RECORDS PROVIDED:
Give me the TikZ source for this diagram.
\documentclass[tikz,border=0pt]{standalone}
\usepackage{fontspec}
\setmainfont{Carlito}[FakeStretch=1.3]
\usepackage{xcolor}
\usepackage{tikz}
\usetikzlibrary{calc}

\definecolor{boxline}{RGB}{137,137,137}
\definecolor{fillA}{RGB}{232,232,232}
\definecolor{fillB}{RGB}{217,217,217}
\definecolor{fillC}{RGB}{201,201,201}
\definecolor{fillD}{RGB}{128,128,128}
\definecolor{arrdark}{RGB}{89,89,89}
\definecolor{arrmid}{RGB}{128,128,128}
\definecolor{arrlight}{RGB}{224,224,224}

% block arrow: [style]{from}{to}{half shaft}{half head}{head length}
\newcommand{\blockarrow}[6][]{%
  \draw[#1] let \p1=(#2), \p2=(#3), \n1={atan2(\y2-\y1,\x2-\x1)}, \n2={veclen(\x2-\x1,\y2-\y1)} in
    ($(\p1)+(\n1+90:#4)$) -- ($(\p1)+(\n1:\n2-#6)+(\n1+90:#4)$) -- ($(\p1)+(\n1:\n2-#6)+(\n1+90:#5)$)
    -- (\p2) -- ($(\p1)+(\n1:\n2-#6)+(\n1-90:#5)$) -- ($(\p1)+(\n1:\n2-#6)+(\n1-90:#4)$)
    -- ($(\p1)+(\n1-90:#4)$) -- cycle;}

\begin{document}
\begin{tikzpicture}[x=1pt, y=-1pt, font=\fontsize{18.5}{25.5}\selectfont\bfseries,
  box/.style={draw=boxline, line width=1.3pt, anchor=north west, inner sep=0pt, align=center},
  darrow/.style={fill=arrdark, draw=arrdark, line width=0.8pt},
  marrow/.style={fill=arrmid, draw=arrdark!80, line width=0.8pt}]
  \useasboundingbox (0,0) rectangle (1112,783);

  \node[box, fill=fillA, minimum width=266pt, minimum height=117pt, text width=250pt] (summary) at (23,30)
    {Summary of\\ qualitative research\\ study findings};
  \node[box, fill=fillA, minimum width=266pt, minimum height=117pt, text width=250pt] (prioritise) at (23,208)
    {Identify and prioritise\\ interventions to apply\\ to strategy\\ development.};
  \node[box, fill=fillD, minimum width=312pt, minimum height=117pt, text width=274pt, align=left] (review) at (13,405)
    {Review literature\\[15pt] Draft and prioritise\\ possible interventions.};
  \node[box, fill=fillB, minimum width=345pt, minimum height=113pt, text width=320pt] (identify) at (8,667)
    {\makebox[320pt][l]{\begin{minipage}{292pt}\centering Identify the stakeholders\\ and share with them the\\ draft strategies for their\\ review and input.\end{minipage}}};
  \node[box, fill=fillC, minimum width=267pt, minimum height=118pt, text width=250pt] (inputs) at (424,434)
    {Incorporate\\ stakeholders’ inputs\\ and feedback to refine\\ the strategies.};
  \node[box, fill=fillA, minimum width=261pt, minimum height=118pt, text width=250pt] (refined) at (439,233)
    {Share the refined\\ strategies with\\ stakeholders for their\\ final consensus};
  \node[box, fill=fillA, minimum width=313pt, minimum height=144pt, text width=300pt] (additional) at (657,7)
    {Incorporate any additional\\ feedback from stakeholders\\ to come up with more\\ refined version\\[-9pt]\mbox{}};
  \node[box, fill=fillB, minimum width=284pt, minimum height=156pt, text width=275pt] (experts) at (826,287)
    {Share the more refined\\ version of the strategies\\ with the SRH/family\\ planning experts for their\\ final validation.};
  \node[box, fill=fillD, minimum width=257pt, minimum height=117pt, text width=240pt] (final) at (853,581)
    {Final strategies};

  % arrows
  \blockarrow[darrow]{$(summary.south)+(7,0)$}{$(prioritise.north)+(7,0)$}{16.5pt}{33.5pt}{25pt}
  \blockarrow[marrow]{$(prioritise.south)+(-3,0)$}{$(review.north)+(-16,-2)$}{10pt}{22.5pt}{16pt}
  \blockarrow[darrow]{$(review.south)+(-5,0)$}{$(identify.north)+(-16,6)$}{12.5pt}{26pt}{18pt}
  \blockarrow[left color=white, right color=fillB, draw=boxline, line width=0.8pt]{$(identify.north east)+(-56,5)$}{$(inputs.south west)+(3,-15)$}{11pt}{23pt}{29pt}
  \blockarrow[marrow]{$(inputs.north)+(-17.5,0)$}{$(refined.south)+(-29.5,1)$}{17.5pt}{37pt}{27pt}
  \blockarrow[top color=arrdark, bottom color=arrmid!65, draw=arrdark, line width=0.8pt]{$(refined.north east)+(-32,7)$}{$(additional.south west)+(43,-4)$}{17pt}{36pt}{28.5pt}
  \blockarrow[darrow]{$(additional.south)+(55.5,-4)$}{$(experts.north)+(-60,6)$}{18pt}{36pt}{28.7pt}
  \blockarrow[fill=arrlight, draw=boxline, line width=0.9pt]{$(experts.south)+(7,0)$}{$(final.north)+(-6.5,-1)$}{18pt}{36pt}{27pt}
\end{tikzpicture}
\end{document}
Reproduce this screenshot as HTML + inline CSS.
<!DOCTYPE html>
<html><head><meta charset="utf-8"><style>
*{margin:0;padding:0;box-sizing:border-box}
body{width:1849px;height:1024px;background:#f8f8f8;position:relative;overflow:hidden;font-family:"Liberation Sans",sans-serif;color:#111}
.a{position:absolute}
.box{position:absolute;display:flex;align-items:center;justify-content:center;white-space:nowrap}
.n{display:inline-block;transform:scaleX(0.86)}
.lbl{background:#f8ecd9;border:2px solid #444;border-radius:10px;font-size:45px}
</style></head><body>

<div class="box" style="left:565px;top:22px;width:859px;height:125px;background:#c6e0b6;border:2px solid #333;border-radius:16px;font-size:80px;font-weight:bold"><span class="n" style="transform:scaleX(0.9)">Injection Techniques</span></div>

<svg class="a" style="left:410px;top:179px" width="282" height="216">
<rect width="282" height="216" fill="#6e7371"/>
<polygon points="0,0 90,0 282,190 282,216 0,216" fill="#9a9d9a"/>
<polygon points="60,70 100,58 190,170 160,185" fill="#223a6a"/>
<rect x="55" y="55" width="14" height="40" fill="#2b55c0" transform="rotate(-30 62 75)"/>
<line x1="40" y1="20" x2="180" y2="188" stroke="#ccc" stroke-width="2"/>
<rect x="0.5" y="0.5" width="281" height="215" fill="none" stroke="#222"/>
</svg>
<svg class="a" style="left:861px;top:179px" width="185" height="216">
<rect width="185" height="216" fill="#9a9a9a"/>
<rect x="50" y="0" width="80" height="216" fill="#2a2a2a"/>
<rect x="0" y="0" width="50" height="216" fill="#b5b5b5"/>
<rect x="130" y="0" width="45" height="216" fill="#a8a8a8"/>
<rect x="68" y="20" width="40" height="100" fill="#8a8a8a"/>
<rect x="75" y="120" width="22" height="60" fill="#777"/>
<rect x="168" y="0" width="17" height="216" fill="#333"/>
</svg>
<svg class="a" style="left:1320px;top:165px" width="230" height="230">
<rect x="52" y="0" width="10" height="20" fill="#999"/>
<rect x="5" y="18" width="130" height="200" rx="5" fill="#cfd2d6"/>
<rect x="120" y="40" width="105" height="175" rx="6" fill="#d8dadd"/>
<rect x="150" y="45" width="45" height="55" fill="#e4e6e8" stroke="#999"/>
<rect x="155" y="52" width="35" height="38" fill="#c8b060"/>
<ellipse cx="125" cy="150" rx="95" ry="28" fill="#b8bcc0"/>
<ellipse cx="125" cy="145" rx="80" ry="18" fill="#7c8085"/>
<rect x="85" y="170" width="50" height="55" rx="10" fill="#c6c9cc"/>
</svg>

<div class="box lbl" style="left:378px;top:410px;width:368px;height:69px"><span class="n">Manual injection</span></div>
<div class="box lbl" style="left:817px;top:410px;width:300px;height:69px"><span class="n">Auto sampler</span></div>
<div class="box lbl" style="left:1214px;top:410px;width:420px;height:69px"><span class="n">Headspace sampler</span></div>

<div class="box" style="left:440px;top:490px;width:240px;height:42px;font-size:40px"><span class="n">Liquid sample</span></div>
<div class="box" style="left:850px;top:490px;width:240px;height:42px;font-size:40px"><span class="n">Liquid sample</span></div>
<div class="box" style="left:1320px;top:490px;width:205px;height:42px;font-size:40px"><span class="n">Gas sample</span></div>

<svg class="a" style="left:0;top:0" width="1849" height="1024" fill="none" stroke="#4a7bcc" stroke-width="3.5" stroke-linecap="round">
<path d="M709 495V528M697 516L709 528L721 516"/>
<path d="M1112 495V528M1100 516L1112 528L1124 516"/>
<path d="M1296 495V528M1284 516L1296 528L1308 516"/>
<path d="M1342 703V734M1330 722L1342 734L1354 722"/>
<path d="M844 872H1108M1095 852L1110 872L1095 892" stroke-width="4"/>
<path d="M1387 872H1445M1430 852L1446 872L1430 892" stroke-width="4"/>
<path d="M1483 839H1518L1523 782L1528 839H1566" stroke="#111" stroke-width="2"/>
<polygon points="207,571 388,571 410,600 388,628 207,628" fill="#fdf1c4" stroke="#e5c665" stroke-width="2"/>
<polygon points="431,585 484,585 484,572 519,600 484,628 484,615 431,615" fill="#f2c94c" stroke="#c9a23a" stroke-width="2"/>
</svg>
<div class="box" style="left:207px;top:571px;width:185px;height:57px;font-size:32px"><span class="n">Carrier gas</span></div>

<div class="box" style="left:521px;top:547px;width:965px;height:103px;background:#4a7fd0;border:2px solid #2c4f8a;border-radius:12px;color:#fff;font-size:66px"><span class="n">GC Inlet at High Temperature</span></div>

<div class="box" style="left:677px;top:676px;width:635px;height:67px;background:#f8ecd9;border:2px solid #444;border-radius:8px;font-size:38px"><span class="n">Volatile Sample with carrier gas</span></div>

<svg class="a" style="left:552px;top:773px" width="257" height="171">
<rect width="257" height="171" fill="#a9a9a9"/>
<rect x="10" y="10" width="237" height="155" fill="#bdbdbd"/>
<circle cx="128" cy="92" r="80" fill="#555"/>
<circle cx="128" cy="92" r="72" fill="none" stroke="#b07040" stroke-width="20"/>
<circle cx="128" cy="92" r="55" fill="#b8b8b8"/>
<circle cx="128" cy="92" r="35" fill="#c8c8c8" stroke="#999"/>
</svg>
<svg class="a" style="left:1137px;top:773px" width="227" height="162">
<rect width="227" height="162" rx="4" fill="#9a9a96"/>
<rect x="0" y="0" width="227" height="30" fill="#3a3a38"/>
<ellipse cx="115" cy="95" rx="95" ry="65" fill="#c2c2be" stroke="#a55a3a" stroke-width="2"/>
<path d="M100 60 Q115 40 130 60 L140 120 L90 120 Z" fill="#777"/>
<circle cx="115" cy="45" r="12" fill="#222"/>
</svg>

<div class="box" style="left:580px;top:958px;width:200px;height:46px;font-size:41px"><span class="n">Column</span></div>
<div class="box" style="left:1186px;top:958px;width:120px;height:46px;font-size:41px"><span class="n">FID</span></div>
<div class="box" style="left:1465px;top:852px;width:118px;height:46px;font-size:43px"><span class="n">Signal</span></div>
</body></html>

GIVEN INSTRUCTION:
Please copy, word for word, every line from the first line of the records through the line containing "(0,0) rectangle (1112,783);", with both of those lines included and nothing else.

SOLUTION BELOW:
Give me the TikZ source for this diagram.
\documentclass[tikz,border=0pt]{standalone}
\usepackage{fontspec}
\setmainfont{Carlito}[FakeStretch=1.3]
\usepackage{xcolor}
\usepackage{tikz}
\usetikzlibrary{calc}

\definecolor{boxline}{RGB}{137,137,137}
\definecolor{fillA}{RGB}{232,232,232}
\definecolor{fillB}{RGB}{217,217,217}
\definecolor{fillC}{RGB}{201,201,201}
\definecolor{fillD}{RGB}{128,128,128}
\definecolor{arrdark}{RGB}{89,89,89}
\definecolor{arrmid}{RGB}{128,128,128}
\definecolor{arrlight}{RGB}{224,224,224}

% block arrow: [style]{from}{to}{half shaft}{half head}{head length}
\newcommand{\blockarrow}[6][]{%
  \draw[#1] let \p1=(#2), \p2=(#3), \n1={atan2(\y2-\y1,\x2-\x1)}, \n2={veclen(\x2-\x1,\y2-\y1)} in
    ($(\p1)+(\n1+90:#4)$) -- ($(\p1)+(\n1:\n2-#6)+(\n1+90:#4)$) -- ($(\p1)+(\n1:\n2-#6)+(\n1+90:#5)$)
    -- (\p2) -- ($(\p1)+(\n1:\n2-#6)+(\n1-90:#5)$) -- ($(\p1)+(\n1:\n2-#6)+(\n1-90:#4)$)
    -- ($(\p1)+(\n1-90:#4)$) -- cycle;}

\begin{document}
\begin{tikzpicture}[x=1pt, y=-1pt, font=\fontsize{18.5}{25.5}\selectfont\bfseries,
  box/.style={draw=boxline, line width=1.3pt, anchor=north west, inner sep=0pt, align=center},
  darrow/.style={fill=arrdark, draw=arrdark, line width=0.8pt},
  marrow/.style={fill=arrmid, draw=arrdark!80, line width=0.8pt}]
  \useasboundingbox (0,0) rectangle (1112,783);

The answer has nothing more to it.